Your task =
Set down the data below from its first line to the line holding "lower_hatch_bottom = [-41, -70]", inclusive; omit all pictures.

Data segment =
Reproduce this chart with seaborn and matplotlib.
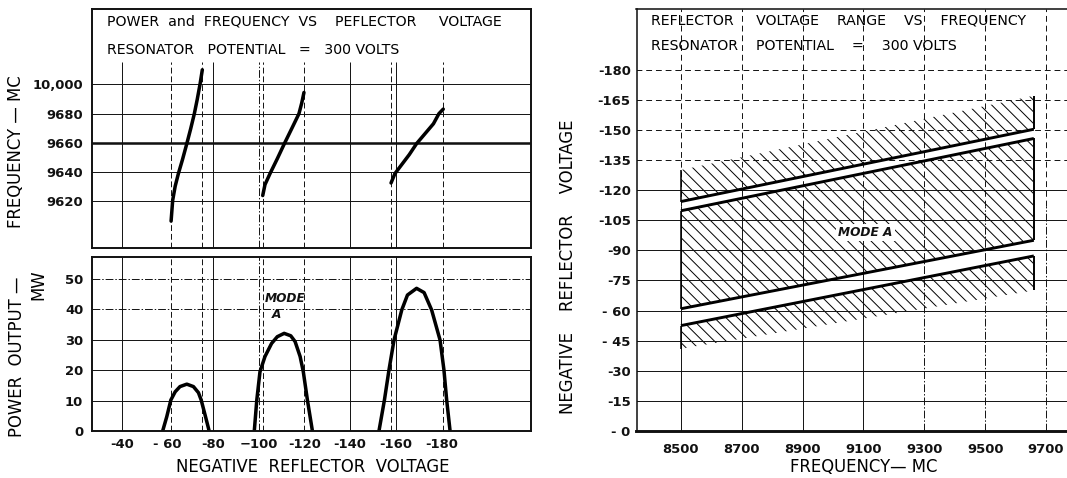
import numpy as np
import pandas as pd
import matplotlib
matplotlib.use("Agg")
import matplotlib.pyplot as plt
import seaborn as sns

# ---------------- data: left panels ----------------
# frequency curves (x = reflector voltage, y = frequency position; 9700 is labelled "10,000")
f1_volts = [-61.5, -62.2, -63.3, -64.7, -66.5, -68.4, -70.1, -71.7, -73.0, -74.2, -75.2]
f1_freq = [9606.4, 9620.7, 9630.3, 9638.9, 9648.5, 9659.4, 9669.6, 9679.9, 9689.9, 9700.1, 9709.9]
f2_volts = [-101.7, -102.7, -104.9, -108.1, -111.2, -114.4, -117.6, -118.8, -119.8]
f2_freq = [9623.9, 9631.4, 9638.9, 9649.1, 9659.4, 9669.6, 9679.9, 9687.1, 9694.4]
f3_volts = [-158.0, -159.7, -162.7, -166.0, -169.2, -172.9, -176.6, -179.0, -180.9]
f3_freq = [9632.5, 9638.9, 9645.1, 9651.9, 9659.4, 9666.2, 9673.0, 9679.9, 9683.0]

# power curves
p1_volts = [-57.8, -59.6, -61.4, -63.3, -65.4, -68.4, -71.3, -73.5, -74.7, -76.4, -78.2]
p1_mw = [0, 4.7, 10.2, 12.9, 14.6, 15.4, 14.6, 12.6, 10.2, 5.3, 0]
p2_volts = [-98.0, -99.1, -100.5, -102.7, -105.6, -108.1, -111.1, -114.0, -115.9, -118.1, -119.5, -121.3, -123.5]
p2_mw = [0, 10.2, 19.5, 24.5, 28.8, 31.0, 32.1, 31.3, 29.4, 24.5, 19.5, 10.2, 0]
p3_volts = [-152.7, -155.1, -157.1, -159.3, -162.7, -165.2, -169.2, -172.5, -175.8, -179.5, -181.2, -182.4, -183.9]
p3_mw = [0, 10.2, 20.1, 29.9, 39.8, 44.7, 46.9, 45.5, 39.8, 29.9, 20.1, 10.2, 0]

volt_ticks = [-40, -60, -80, -100, -120, -140, -160, -180]
volt_labels = ["-40", "- 60", "-80", "\u2212100", "-120", "-140", "-160", "-180"]
freq_ticks = [9620, 9640, 9660, 9680, 9700]
freq_labels = ["9620", "9640", "9660", "9680", "10,000"]
power_ticks = [0, 10, 20, 30, 40, 50]
power_labels = ["0", "10", "20", "30", "40", "50"]

# ---------------- data: right panel ----------------
band_freq = [8500, 9660]
upper_hatch_top = [-130, -167]
line_a = [-114.3, -150.3]
line_b = [-109.7, -145.7]
line_c = [-60.9, -95.0]
line_d = [-52.5, -87.2]
lower_hatch_bottom = [-41, -70]

rfreq_ticks = [8500, 8700, 8900, 9100, 9300, 9500, 9700]
rfreq_labels = ["8500", "8700", "8900", "9100", "9300", "9500", "9700"]
rvolt_ticks = [0, -15, -30, -45, -60, -75, -90, -105, -120, -135, -150, -165, -180]
rvolt_labels = ["- 0", "-15", "-30", "- 45", "- 60", "-75", "-90", "-105", "-120",
                "-135", "-150", "-165", "-180"]

# ---------------- style ----------------
sns.set_theme(style="white")
plt.rcParams["font.family"] = ["DejaVu Sans"]
plt.rcParams["hatch.linewidth"] = 1.0
plt.rcParams["hatch.color"] = "black"

W, H, DPI = 1067, 478, 70
fig = plt.figure(figsize=(W / DPI, H / DPI), dpi=DPI, facecolor="white")


def box(x0, y0, x1, y1):
    return [x0 / W, 1 - y1 / H, (x1 - x0) / W, (y1 - y0) / H]


def ftext(x, y, s, **kw):
    fig.text(x / W, 1 - y / H, s, color="black", **kw)


ax_f = fig.add_axes(box(92, 9, 531, 248))
ax_p = fig.add_axes(box(92, 257, 531, 431))
ax_r = fig.add_axes(box(636.5, 9.4, 1067, 431))

INK = "#111111"
TICKFONT = dict(fontsize=13.5, fontweight="bold")
DASHDOT = (0, (8, 2, 1.5, 2))

# ---------- left top: frequency ----------
for ax in (ax_f, ax_p):
    ax.set_xlim(-26.8, -219.4)
    for s in ax.spines.values():
        s.set_linewidth(2.0)
        s.set_color(INK)

ax_f.set_ylim(9588, 9751.5)
ax_p.set_ylim(0, 57.2)

grid_solid = [-40, -80, -140, -160]
grid_dashdot = [-100]
mode_edges = [f1_volts[0], f1_volts[-1], f2_volts[0], f2_volts[-1], f3_volts[0], f3_volts[-1]]

ax_f.vlines(grid_solid, 9588, 9715, color=INK, lw=1.0)
ax_f.vlines(grid_dashdot, 9588, 9715, color=INK, lw=1.0, linestyles=DASHDOT)
ax_f.vlines(mode_edges, 9588, 9715, color=INK, lw=1.0, linestyles=(0, (6, 3)))
for v in freq_ticks:
    ax_f.axhline(v, color=INK, lw=2.6 if v == 9660 else 1.0)

for vx, fy in ((f1_volts, f1_freq), (f2_volts, f2_freq), (f3_volts, f3_freq)):
    sns.lineplot(x=vx, y=fy, ax=ax_f, sort=False, estimator=None, color="black",
                 lw=3.6, solid_capstyle="round", solid_joinstyle="round")

ax_f.set_xticks([])
ax_f.set_yticks(freq_ticks)
ax_f.set_yticklabels(freq_labels, **TICKFONT)
ax_f.tick_params(axis="y", length=5, width=1.2, direction="out", pad=4, colors=INK)

# ---------- left bottom: power ----------
ax_p.vlines(grid_solid, 0, 57.2, color=INK, lw=1.0)
ax_p.vlines(grid_dashdot, 0, 57.2, color=INK, lw=1.0, linestyles=DASHDOT)
ax_p.vlines(mode_edges, 0, 57.2, color=INK, lw=1.0, linestyles=(0, (6, 3)))
for v in power_ticks[1:]:
    ax_p.axhline(v, color=INK, lw=1.0, ls="-" if v <= 30 else DASHDOT)

for vx, py in ((p1_volts, p1_mw), (p2_volts, p2_mw), (p3_volts, p3_mw)):
    sns.lineplot(x=vx, y=py, ax=ax_p, sort=False, estimator=None, color="black",
                 lw=3.6, solid_capstyle="round", solid_joinstyle="round")

ax_p.set_yticks(power_ticks)
ax_p.set_yticklabels(power_labels, **TICKFONT)
ax_p.set_xticks(volt_ticks)
ax_p.set_xticklabels(volt_labels, **TICKFONT)
ax_p.tick_params(axis="y", length=5, width=1.2, direction="out", pad=4, colors=INK)
ax_p.tick_params(axis="x", length=0, pad=7, colors=INK)
ax_p.set_xlabel("")
ax_p.set_ylabel("")
ax_f.set_ylabel("")

ax_p.text(-111.5, 43.4, "MODE", ha="center", va="center", fontsize=12.5,
          fontweight="bold", fontstyle="italic", color=INK)
ax_p.text(-107.9, 38.2, "A", ha="center", va="center", fontsize=12.5,
          fontweight="bold", fontstyle="italic", color=INK)

# ---------- right panel ----------
ax_r.set_xlim(8354, 9769)
ax_r.set_ylim(0, -210)
ax_r.spines["right"].set_visible(False)
ax_r.spines["left"].set_linewidth(1.6)
ax_r.spines["top"].set_linewidth(1.6)
ax_r.spines["bottom"].set_linewidth(3.0)
for s in ax_r.spines.values():
    s.set_color(INK)

h_solid = [v for v in rvolt_ticks if -120 <= v < 0]
h_dashed = [v for v in rvolt_ticks if v < -120]
ax_r.hlines(h_solid, 8354, 9769, color=INK, lw=1.0)
ax_r.hlines(h_dashed, 8354, 9769, color=INK, lw=1.0, linestyles=(0, (6, 4)))
ax_r.vlines(rfreq_ticks[:4], 0, -112, color=INK, lw=1.0)
ax_r.vlines(rfreq_ticks[4:], 0, -112, color=INK, lw=1.0, linestyles=DASHDOT)
ax_r.vlines(rfreq_ticks, -112, -210, color=INK, lw=1.0, linestyles=(0, (6, 4)))

# hatched regions
for lo, hi in ((line_a, upper_hatch_top), (line_b, line_c), (line_d, lower_hatch_bottom)):
    ax_r.fill_between(band_freq, lo, hi, facecolor="none",
                      edgecolor="black", hatch="\\\\", lw=0)

for ys in (line_a, line_b, line_c, line_d):
    sns.lineplot(x=band_freq, y=ys, ax=ax_r, sort=False, estimator=None,
                 color="black", lw=3.0, solid_capstyle="butt")

ax_r.vlines([band_freq[1]] * 3,
            [line_a[1], line_b[1], line_d[1]],
            [upper_hatch_top[1], line_c[1], lower_hatch_bottom[1]],
            color="black", lw=2.0)
ax_r.vlines([band_freq[0]] * 3,
            [line_a[0], line_b[0], line_d[0]],
            [upper_hatch_top[0], line_c[0], lower_hatch_bottom[0]],
            color="black", lw=1.6)

ax_r.text(9107, -98.7, "MODE A", ha="center", va="center", fontsize=12.5,
          fontweight="bold", fontstyle="italic", color=INK,
          bbox=dict(facecolor="white", edgecolor="none", pad=2))

ax_r.set_xticks(rfreq_ticks)
ax_r.set_xticklabels(rfreq_labels, **TICKFONT)
ax_r.set_yticks(rvolt_ticks)
ax_r.set_yticklabels(rvolt_labels, **TICKFONT)
ax_r.tick_params(axis="x", length=0, pad=12, colors=INK)
ax_r.tick_params(axis="y", length=3, width=1.0, direction="out", pad=3, colors=INK)
ax_r.set_xlabel("")
ax_r.set_ylabel("")

# ---------- texts ----------
TITLE = dict(fontsize=14.5, ha="left", va="center")
ftext(107, 21.5, "POWER  and  FREQUENCY  VS    PEFLECTOR     VOLTAGE", **TITLE)
ftext(107, 50, "RESONATOR   POTENTIAL   =   300 VOLTS", **TITLE)
ftext(651, 20.5, "REFLECTOR     VOLTAGE    RANGE    VS    FREQUENCY", **TITLE)
ftext(651, 45.5, "RESONATOR    POTENTIAL    =    300 VOLTS", **TITLE)

LAB = dict(fontsize=17, ha="center", va="center")
ftext(16, 152, "FREQUENCY \u2014 MC", rotation=90, **LAB)
ftext(17, 357, "POWER  OUTPUT \u2014", rotation=90, **LAB)
ftext(38, 285, "MW", rotation=90, **LAB)
ftext(313, 467, "NEGATIVE  REFLECTOR  VOLTAGE", **LAB)
ftext(568, 267, "NEGATIVE    REFLECTOR    VOLTAGE", rotation=90, **LAB)
ftext(864, 467, "FREQUENCY\u2014 MC", **LAB)

fig.savefig("out.png", dpi=DPI, facecolor="white")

Task output =
Reproduce this chart with seaborn and matplotlib.
import numpy as np
import pandas as pd
import matplotlib
matplotlib.use("Agg")
import matplotlib.pyplot as plt
import seaborn as sns

# ---------------- data: left panels ----------------
# frequency curves (x = reflector voltage, y = frequency position; 9700 is labelled "10,000")
f1_volts = [-61.5, -62.2, -63.3, -64.7, -66.5, -68.4, -70.1, -71.7, -73.0, -74.2, -75.2]
f1_freq = [9606.4, 9620.7, 9630.3, 9638.9, 9648.5, 9659.4, 9669.6, 9679.9, 9689.9, 9700.1, 9709.9]
f2_volts = [-101.7, -102.7, -104.9, -108.1, -111.2, -114.4, -117.6, -118.8, -119.8]
f2_freq = [9623.9, 9631.4, 9638.9, 9649.1, 9659.4, 9669.6, 9679.9, 9687.1, 9694.4]
f3_volts = [-158.0, -159.7, -162.7, -166.0, -169.2, -172.9, -176.6, -179.0, -180.9]
f3_freq = [9632.5, 9638.9, 9645.1, 9651.9, 9659.4, 9666.2, 9673.0, 9679.9, 9683.0]

# power curves
p1_volts = [-57.8, -59.6, -61.4, -63.3, -65.4, -68.4, -71.3, -73.5, -74.7, -76.4, -78.2]
p1_mw = [0, 4.7, 10.2, 12.9, 14.6, 15.4, 14.6, 12.6, 10.2, 5.3, 0]
p2_volts = [-98.0, -99.1, -100.5, -102.7, -105.6, -108.1, -111.1, -114.0, -115.9, -118.1, -119.5, -121.3, -123.5]
p2_mw = [0, 10.2, 19.5, 24.5, 28.8, 31.0, 32.1, 31.3, 29.4, 24.5, 19.5, 10.2, 0]
p3_volts = [-152.7, -155.1, -157.1, -159.3, -162.7, -165.2, -169.2, -172.5, -175.8, -179.5, -181.2, -182.4, -183.9]
p3_mw = [0, 10.2, 20.1, 29.9, 39.8, 44.7, 46.9, 45.5, 39.8, 29.9, 20.1, 10.2, 0]

volt_ticks = [-40, -60, -80, -100, -120, -140, -160, -180]
volt_labels = ["-40", "- 60", "-80", "\u2212100", "-120", "-140", "-160", "-180"]
freq_ticks = [9620, 9640, 9660, 9680, 9700]
freq_labels = ["9620", "9640", "9660", "9680", "10,000"]
power_ticks = [0, 10, 20, 30, 40, 50]
power_labels = ["0", "10", "20", "30", "40", "50"]

# ---------------- data: right panel ----------------
band_freq = [8500, 9660]
upper_hatch_top = [-130, -167]
line_a = [-114.3, -150.3]
line_b = [-109.7, -145.7]
line_c = [-60.9, -95.0]
line_d = [-52.5, -87.2]
lower_hatch_bottom = [-41, -70]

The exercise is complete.